Now, to most people, she pretends that she doesn't have a child as it hurts her too much to think that she doesn't have a good relationship with her son. She mentioned nothing about how much this would have hurt her son, knowing that his Mother chose work, money etc over raising him, and not choosing to live closer at least.
I had my child young, whilst not being with my now Husband very long. We made sacrifices, but thats just what we did - there was no option - we were a family. Because of the way we threw ourselves into being a family and made it work, we are a very happy little family. Yes, there were things I wanted to do - travel, start a career etc but, it is not our child's fault they came along at a time in our lives when we weren't settled so why should he suffer?
I am not saying everyone should marry someone and set up home with partners they don't want to. All I think is that a career and life dreams that do not fit around the children should come second to raising the children that were brought into this world through no choice of anyones other than their parents.
I just think this women is truly selfish and raising our children should come above all other aspects of life.

OP posts:
MayaAngelCool · 18/12/2011 23:18

Okay, I think we've both misunderstood each other, Jux.
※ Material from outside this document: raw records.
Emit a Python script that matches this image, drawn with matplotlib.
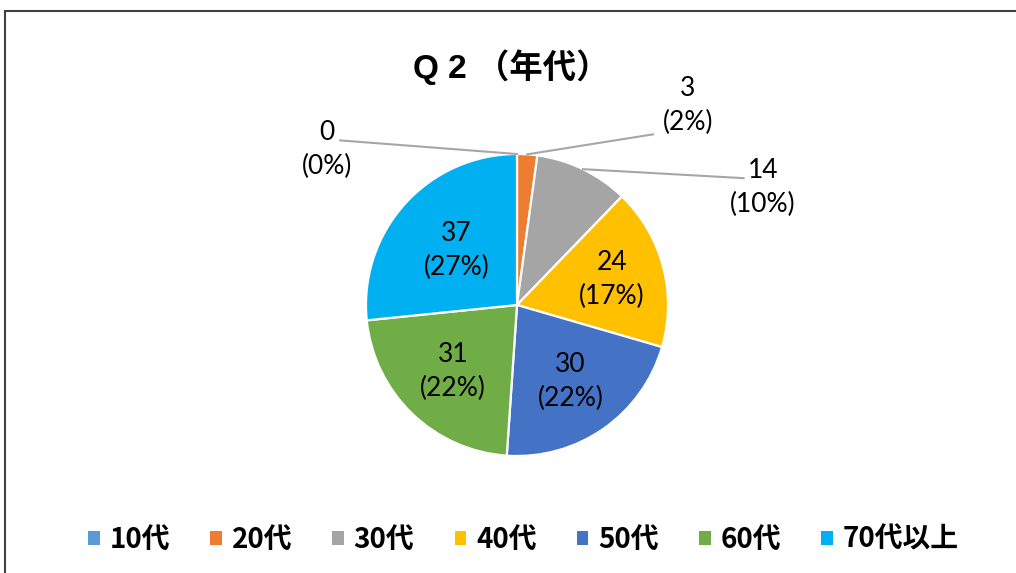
import matplotlib
matplotlib.use('Agg')
import matplotlib.pyplot as plt
from matplotlib.patches import Patch, Rectangle
import numpy as np

plt.rcParams['font.family'] = ['Noto Sans CJK JP', 'DejaVu Sans']

# data
labels = ['10代', '20代', '30代', '40代', '50代', '60代', '70代以上']
values = [0, 3, 14, 24, 30, 31, 37]
colors = ['#5B9BD5', '#ED7D31', '#A5A5A5', '#FFC000', '#4472C4', '#70AD47', '#00B0F0']
title = 'Q 2 （年代）'

# label placement (style): inside radius, or outside text pos + leader end
inside_r = {3: 0.65, 4: 0.62, 5: 0.61, 6: 0.54}
outside_txt = {0: (-1.26, 1.03), 1: (1.13, 1.32), 2: (1.63, 0.78)}
outside_end = {0: (-1.17, 1.09), 1: (0.90, 1.13), 2: (1.50, 0.84)}

fig = plt.figure(figsize=(10.16, 5.73), dpi=100)
cx, cy, R = 517, 305, 151
ax = fig.add_axes([0, 0, 1, 1])

wedges, _ = ax.pie(values, colors=colors, startangle=90, counterclock=False,
                   radius=1.0, wedgeprops=dict(edgecolor='white', linewidth=1.6))
ax.set_aspect('auto')
ax.set_xlim(-cx / R, (1016 - cx) / R)
ax.set_ylim(-(573 - cy) / R, cy / R)
ax.axis('off')

lbl_font = ['Lato', 'DejaVu Sans']
total = sum(values)
for i, w in enumerate(wedges):
    ang = np.deg2rad((w.theta1 + w.theta2) / 2)
    s = '%d\n(%d%%)' % (values[i], round(values[i] / total * 100))
    if i in inside_r:
        r = inside_r[i]
        ax.text(r * np.cos(ang), r * np.sin(ang), s, ha='center', va='center',
                fontsize=19, linespacing=1.45, color='#000000', family=lbl_font)
    else:
        tx, ty = outside_txt[i]
        ex, ey = outside_end[i]
        ax.plot([np.cos(ang) * 1.0, ex], [np.sin(ang) * 1.0, ey], color='#A6A6A6', lw=1.5)
        ax.text(tx, ty, s, ha='center', va='center', fontsize=19, linespacing=1.45,
                color='#000000', family=lbl_font)

fig.text(0.503, 0.883, title, ha='center', va='center', fontsize=24, fontweight='bold',
         family=['Liberation Sans', 'Noto Sans CJK JP'])

handles = [Patch(facecolor=c, edgecolor='none') for c in colors]
fig.legend(handles, labels, loc='center', bbox_to_anchor=(0.515, 0.058), ncol=7,
           frameon=False, prop={'weight': 'bold', 'size': 20},
           handlelength=0.42, handleheight=0.42, handletextpad=0.35, columnspacing=1.45)

fig.patches.append(Rectangle((5 / 1016, -0.1), 1.2, (573 - 11) / 573 + 0.1,
                             transform=fig.transFigure, fill=False,
                             edgecolor='#404040', linewidth=1.5, clip_on=False))

fig.savefig('out.png', dpi=100)
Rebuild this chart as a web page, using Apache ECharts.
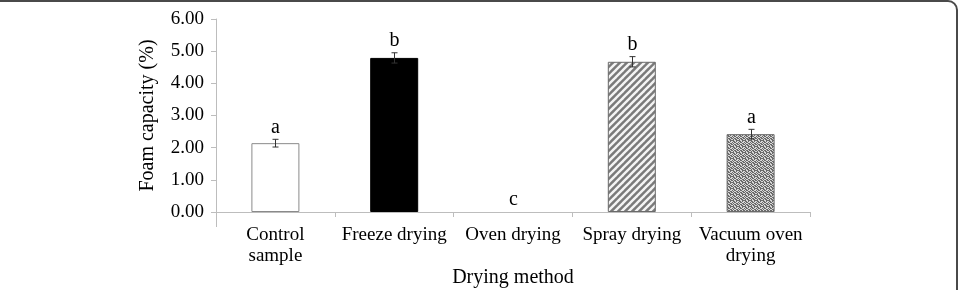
<!DOCTYPE html>
<html>
<head>
<meta charset="utf-8">
<script src="https://cdn.jsdelivr.net/npm/echarts@6/dist/echarts.min.js"></script>
<style>
  html, body { margin: 0; padding: 0; background: #fff; }
  #main { width: 959px; height: 290px; }
</style>
</head>
<body>
<div id="main"></div>
<script>
// data
const categories = ['Control\nsample', 'Freeze drying', 'Oven drying', 'Spray drying', 'Vacuum oven\ndrying'];
const foamValues = [2.14, 4.79, 0, 4.67, 2.42];
const foamErrors = [0.12, 0.16, 0, 0.16, 0.15];
const sigLetters = ['a', 'b', 'c', 'b', 'a'];
const yTicks = [0, 1, 2, 3, 4, 5, 6];

const FONT = '"Liberation Serif", "DejaVu Serif", serif';

// hatch fill for spray drying
function sprayPattern() {
    let c = document.createElement('canvas');
    c.width = 7; c.height = 7;
    let g = c.getContext('2d');
    g.fillStyle = '#7a7a7a';
    g.fillRect(0, 0, 7, 7);
    g.strokeStyle = '#f4f4f4';
    g.lineWidth = 2.4;
    for (let k = -7; k <= 14; k += 7) {
        g.beginPath();
        g.moveTo(k - 1, 8);
        g.lineTo(k + 8, -1);
        g.stroke();
    }
    return c;
}

// speckled fill for vacuum oven drying
function vacuumPattern() {
    let map = [
        '101101',
        '010110',
        '110011',
        '011010',
        '101100',
        '010011'
    ];
    let c = document.createElement('canvas');
    c.width = 6; c.height = 6;
    let g = c.getContext('2d');
    for (let y = 0; y < 6; y++) {
        for (let x = 0; x < 6; x++) {
            g.fillStyle = map[y][x] === '1' ? '#6a6a6a' : '#d8d8d8';
            g.fillRect(x, y, 1, 1);
        }
    }
    return c;
}

const barStyles = [
    { color: '#ffffff', borderColor: '#8a8a8a', borderWidth: 1 },
    { color: '#000000', borderColor: '#000000', borderWidth: 1 },
    { color: '#ffffff', borderColor: '#8a8a8a', borderWidth: 0 },
    { color: { image: sprayPattern(), repeat: 'repeat' }, borderColor: '#6a6a6a', borderWidth: 1 },
    { color: { image: vacuumPattern(), repeat: 'repeat' }, borderColor: '#6a6a6a', borderWidth: 1 }
];

let chart = echarts.init(document.getElementById('main'));
let option = {
    animation: false,
    backgroundColor: '#fff',
    grid: { left: 216, right: 149, top: 19, bottom: 78, outerBoundsMode: 'none', containLabel: false },
    xAxis: {
        type: 'category',
        data: categories,
        name: 'Drying method',
        nameLocation: 'middle',
        nameGap: 56,
        nameMoveOverlap: false,
        nameTextStyle: { fontFamily: FONT, fontSize: 20, color: '#000' },
        axisLine: { lineStyle: { color: '#bdbdbd', width: 1 } },
        axisTick: { show: true, length: 5, lineStyle: { color: '#bdbdbd' } },
        axisLabel: { fontFamily: FONT, fontSize: 19, color: '#000', margin: 13, lineHeight: 21, interval: 0 }
    },
    yAxis: {
        type: 'value',
        min: 0,
        max: 6,
        interval: 1,
        name: 'Foam capacity (%)',
        nameLocation: 'middle',
        nameGap: 58,
        nameMoveOverlap: false,
        nameTextStyle: { fontFamily: FONT, fontSize: 20, color: '#000' },
        axisLine: { show: true, lineStyle: { color: '#bdbdbd', width: 1 } },
        axisTick: { show: true, length: 5, lineStyle: { color: '#bdbdbd' } },
        splitLine: { show: false },
        axisLabel: {
            fontFamily: FONT, fontSize: 19, color: '#000', margin: 12,
            formatter: v => yTicks.indexOf(v) >= 0 ? v.toFixed(2) : ''
        }
    },
    graphic: [
        // y axis line runs a little below zero
        { type: 'line', shape: { x1: 216.5, y1: 212, x2: 216.5, y2: 227 }, style: { stroke: '#bdbdbd', lineWidth: 1 } },
        // figure frame (top and right edges visible)
        { type: 'rect', shape: { x: -20, y: 1, width: 977, height: 330, r: 9 }, style: { fill: 'none', stroke: '#4a4a4a', lineWidth: 2 } }
    ],
    series: [
        {
            type: 'bar',
            barWidth: 48,
            data: foamValues.map((v, i) => ({ value: v, itemStyle: barStyles[i] }))
        },
        {
            type: 'custom',
            z: 10,
            data: foamValues.map((v, i) => [i, v, foamErrors[i]]),
            renderItem: function (params, api) {
                let i = api.value(0), v = api.value(1), e = api.value(2);
                let top = api.coord([i, v + e]);
                let bot = api.coord([i, v - e]);
                let x = Math.round(top[0]) + 0.5;
                let children = [];
                if (e > 0) {
                    let ls = { stroke: '#333', lineWidth: 1 };
                    children.push({ type: 'line', shape: { x1: x, y1: top[1], x2: x, y2: bot[1] }, style: ls });
                    children.push({ type: 'line', shape: { x1: x - 3, y1: top[1], x2: x + 3, y2: top[1] }, style: ls });
                    children.push({ type: 'line', shape: { x1: x - 3, y1: bot[1], x2: x + 3, y2: bot[1] }, style: ls });
                }
                children.push({
                    type: 'text',
                    style: {
                        text: sigLetters[params.dataIndex],
                        x: x, y: top[1] - 2,
                        align: 'center', verticalAlign: 'bottom',
                        font: '20px ' + FONT, fill: '#000'
                    }
                });
                return { type: 'group', children: children };
            }
        }
    ]
};
chart.setOption(option);
window.addEventListener('resize', function () {
    chart.resize();
});
</script>
</body>
</html>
You posted a couple of days ago that you couldn't understand why the father didn't follow the mother around the country. I replied that why on earth should he, since he was her ex, and you agreed with that - hence you seem to have answered your own question. Unless you didn't realise that they weren't together, perhaps?

Wrt to the 'applaud' thing, clearly I read your post faster than I processed it! What I should have said was that if a man "following his best path to his career" meant abandoning his children in the way that this woman did, most people would not be applauding that, IMO. Quite a lot of posters have made that assumption on this thread, and I think it's rubbish. Look at the criticisms levelled at absent fathers all over the press, for starters.